On April 30th, ESPN the Magazine will be running a special NFL Draft edition. Included in the magazine will be a couple articles on marijuana and college sports, namely football. There’s even an article that highlights Oregon specifically, not only the University of Oregon but the community that’s one “of the country’s largest producers of weed.”
With the focus on the football team, along with opening and closing the article that spectates a current Ducks player on the team, it adds more things for the program to deflect. Chip Kelly will no doubt be the spotlight of the situation as it unfolds.
Already this calendar year, Kelly flirted with potentially becoming the next Tampa Bay Buccaneers head coach in late January. On February 17th, former coach Mike Bellotti forced Oregon to report a minor recruiting violation based on what Chip Kelly told him about a few players in an ESPN interview.
That was well-forgotten when, just a week later, the NCAA reported they found Kelly using “three scouting services did not conform with NCAA rules, and the Ducks exceeded the number of coaches allowed to recruit.” Essentially, the football program wasn’t monitored correctly, putting the blame solely on Kelly.
Based on the history, it’s only natural for many people to assume that Kelly is letting marijuana use happen in his program freely. While he didn’t make a comment on the article in ESPN the Magazine, the author did note a researcher and former player acknowledged the culture has become smaller as Kelly is cracking down on it as much as possible.

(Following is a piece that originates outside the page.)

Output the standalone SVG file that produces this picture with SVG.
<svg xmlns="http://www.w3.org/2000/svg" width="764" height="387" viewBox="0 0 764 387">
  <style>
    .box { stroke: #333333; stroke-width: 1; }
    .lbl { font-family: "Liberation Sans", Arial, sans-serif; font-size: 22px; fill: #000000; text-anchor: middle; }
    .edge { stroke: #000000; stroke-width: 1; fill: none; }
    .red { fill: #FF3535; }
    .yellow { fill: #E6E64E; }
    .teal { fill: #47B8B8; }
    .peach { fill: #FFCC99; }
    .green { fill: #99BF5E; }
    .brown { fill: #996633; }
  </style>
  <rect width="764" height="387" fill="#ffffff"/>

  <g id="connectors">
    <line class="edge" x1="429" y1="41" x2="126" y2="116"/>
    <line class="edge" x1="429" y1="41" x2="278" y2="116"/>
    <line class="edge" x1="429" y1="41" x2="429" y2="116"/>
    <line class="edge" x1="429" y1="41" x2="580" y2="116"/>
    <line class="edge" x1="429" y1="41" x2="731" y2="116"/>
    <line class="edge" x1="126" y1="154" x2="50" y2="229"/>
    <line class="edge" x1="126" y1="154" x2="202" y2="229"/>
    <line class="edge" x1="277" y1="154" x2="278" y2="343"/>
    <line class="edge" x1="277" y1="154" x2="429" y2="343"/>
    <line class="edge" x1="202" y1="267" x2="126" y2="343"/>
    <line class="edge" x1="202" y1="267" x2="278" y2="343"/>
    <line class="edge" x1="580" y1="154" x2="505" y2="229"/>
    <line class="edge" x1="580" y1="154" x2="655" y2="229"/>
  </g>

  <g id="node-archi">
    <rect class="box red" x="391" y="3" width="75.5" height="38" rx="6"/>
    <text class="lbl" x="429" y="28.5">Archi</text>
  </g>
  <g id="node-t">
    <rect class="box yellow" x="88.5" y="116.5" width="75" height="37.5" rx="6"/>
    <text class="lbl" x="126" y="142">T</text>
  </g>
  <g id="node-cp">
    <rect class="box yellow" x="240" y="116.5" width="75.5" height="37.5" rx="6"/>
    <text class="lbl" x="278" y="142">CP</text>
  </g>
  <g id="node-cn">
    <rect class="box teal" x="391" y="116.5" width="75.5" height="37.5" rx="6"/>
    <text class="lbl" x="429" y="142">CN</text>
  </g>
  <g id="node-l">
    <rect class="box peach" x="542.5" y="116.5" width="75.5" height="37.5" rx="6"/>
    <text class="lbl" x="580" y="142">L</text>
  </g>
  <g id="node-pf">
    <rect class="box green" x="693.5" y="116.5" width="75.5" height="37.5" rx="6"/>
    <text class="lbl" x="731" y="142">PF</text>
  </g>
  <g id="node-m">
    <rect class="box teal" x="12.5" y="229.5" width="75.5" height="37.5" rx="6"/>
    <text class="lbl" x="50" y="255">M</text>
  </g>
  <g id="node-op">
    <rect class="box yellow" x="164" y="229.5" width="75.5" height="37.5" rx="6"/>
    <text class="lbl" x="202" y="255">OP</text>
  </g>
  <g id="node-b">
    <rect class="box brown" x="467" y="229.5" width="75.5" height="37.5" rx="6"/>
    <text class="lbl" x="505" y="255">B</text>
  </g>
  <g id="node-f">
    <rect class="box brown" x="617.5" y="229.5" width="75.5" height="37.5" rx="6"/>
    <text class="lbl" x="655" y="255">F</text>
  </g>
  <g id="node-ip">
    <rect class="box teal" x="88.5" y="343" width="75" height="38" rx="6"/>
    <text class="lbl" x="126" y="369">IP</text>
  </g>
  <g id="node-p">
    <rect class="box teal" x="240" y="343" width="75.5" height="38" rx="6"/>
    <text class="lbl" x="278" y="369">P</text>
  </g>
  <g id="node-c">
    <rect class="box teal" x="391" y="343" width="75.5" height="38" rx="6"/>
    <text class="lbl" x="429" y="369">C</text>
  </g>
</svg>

Whether you like Kelly’s approach on limiting availability to the media or not, it’s the way that he wants to handle things to keep his team focused and to be one of the best teams in the nation. You can’t argue with the results in his three years as head coach. The NCAA investigation is still ongoing, and all we can do is speculate on what’s happened until all the information has been released.
There’s also two aspects that people need to remember in this issue:
- It is a big culture in the west coast as the other states that are ranked as high as Oregon is Washington and California. Oregon has not only decriminalized small possessions of pot since 1973, but they now have “more than 55,000 card-carrying patients.”

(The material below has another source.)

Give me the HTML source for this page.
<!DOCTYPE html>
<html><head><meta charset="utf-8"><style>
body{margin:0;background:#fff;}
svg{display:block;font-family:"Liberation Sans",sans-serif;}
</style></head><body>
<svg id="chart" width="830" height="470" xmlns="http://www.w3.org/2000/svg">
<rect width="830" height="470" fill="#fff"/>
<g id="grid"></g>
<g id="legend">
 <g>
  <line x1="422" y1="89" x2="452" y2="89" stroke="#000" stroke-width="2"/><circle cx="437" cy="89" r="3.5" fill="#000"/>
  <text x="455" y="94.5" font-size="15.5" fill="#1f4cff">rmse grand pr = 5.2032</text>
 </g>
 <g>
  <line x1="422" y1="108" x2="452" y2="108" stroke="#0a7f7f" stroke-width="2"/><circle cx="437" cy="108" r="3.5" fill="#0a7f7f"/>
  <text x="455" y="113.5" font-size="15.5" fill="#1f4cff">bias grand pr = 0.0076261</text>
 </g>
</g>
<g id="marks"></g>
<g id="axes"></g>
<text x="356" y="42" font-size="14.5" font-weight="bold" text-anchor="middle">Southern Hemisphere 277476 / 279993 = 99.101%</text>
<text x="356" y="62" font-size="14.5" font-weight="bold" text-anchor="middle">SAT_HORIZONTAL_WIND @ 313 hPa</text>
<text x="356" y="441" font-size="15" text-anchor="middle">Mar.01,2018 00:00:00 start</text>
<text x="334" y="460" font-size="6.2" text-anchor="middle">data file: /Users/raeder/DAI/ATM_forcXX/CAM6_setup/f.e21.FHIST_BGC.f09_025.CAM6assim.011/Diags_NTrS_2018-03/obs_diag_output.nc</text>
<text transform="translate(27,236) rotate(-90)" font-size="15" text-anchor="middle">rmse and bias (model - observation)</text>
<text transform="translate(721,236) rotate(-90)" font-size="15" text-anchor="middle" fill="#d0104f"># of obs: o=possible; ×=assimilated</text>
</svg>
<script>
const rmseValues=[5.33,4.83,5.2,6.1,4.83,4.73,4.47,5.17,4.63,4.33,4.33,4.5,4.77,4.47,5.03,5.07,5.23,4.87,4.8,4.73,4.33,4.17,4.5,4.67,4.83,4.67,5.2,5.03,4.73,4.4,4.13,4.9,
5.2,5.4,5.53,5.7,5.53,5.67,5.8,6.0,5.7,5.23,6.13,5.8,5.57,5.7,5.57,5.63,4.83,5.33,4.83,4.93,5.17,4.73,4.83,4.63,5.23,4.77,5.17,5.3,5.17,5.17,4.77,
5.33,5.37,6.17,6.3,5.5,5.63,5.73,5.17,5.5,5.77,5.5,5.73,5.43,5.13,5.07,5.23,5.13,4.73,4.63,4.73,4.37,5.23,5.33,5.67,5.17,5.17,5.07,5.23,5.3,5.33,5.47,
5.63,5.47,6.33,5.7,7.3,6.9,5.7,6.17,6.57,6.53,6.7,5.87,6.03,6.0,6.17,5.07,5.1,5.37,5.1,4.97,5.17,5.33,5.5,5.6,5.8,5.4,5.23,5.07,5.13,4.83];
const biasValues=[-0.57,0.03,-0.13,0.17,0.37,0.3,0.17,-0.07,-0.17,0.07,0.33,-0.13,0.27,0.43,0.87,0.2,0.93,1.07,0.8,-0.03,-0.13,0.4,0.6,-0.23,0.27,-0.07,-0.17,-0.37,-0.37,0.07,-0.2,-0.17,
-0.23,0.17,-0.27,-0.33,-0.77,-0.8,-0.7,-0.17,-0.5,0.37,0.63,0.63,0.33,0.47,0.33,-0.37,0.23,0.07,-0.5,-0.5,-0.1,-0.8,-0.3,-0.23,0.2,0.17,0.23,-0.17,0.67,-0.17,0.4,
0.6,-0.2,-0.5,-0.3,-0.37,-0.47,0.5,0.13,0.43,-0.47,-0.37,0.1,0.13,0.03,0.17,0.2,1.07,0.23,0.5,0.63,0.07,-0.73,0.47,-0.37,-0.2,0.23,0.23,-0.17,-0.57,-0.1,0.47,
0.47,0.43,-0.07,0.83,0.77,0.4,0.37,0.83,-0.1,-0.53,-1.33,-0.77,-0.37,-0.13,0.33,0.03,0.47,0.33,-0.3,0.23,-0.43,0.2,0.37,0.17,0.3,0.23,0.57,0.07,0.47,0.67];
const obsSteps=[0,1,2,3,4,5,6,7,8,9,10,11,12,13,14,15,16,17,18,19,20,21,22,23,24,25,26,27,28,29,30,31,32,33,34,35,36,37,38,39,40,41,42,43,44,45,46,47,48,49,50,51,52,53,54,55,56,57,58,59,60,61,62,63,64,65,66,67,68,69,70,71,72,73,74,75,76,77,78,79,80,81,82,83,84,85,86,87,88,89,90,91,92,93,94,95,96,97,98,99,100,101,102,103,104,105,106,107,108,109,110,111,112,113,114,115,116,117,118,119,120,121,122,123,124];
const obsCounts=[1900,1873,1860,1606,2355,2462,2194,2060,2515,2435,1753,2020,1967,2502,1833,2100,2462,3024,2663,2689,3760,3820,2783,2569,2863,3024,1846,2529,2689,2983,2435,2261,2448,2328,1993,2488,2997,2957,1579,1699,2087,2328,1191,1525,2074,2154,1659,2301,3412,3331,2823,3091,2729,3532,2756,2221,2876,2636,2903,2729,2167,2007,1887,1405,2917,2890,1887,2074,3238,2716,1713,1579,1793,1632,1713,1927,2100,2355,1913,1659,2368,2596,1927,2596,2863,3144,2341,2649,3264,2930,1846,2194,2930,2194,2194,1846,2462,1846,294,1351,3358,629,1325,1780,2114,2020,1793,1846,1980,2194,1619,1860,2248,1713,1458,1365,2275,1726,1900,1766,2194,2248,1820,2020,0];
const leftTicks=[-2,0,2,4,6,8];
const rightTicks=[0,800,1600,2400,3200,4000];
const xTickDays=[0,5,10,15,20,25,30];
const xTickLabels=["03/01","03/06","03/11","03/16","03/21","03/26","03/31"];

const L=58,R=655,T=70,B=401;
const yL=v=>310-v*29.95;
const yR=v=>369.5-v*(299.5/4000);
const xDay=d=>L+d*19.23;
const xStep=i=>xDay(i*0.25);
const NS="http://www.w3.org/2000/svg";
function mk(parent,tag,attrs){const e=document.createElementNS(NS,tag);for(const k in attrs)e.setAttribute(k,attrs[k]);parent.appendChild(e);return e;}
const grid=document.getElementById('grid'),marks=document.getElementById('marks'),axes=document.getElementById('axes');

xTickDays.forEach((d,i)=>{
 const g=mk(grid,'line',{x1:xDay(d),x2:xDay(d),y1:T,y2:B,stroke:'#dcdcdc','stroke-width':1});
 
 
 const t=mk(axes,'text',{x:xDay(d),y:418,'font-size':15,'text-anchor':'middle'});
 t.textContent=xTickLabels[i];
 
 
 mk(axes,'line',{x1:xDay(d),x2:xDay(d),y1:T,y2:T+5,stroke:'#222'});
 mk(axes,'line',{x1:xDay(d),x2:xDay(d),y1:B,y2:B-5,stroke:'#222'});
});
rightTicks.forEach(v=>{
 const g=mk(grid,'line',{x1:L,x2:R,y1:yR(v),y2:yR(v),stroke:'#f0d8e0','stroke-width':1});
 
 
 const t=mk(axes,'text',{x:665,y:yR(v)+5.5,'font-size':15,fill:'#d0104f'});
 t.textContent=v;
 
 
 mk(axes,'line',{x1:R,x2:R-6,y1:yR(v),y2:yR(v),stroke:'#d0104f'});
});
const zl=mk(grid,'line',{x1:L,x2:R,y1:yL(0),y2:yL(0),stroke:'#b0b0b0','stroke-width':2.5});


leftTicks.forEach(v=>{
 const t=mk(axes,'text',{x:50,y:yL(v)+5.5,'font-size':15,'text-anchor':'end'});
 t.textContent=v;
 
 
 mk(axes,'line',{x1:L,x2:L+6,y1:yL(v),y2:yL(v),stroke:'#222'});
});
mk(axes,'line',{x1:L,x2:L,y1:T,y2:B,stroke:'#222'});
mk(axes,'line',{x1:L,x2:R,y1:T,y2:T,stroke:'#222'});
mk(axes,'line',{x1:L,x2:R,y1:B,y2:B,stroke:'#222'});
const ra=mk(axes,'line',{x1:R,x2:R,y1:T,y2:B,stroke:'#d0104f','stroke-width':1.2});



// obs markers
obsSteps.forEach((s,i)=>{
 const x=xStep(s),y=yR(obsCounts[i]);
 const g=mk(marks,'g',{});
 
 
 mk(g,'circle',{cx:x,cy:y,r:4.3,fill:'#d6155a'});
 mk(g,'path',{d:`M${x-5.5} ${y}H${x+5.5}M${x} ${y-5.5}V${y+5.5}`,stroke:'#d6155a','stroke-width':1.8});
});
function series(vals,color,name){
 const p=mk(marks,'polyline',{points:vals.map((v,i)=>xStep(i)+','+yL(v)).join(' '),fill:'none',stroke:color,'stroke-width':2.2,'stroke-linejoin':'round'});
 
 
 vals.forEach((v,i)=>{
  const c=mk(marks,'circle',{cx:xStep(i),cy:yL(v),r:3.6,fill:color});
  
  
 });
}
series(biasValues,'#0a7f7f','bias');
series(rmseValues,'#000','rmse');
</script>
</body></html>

- This is not only an Oregon issue, it’s a culture that’s developed all over the country in the current generation at these colleges. “About 70 percent confessed to smoking pot” according to an NFL senior executive at the combine.
To throw in Kelly’s name is pointless in this argument. He wants success at his program, and will not tolerate this happening on his team. It’s a culture that’s simply apart of Oregon, and the current generation is much more accepting to this activity. The topic that should be discussed is how much of an issue this really is and how it affects performance on the teams that have developed a bigger culture of it.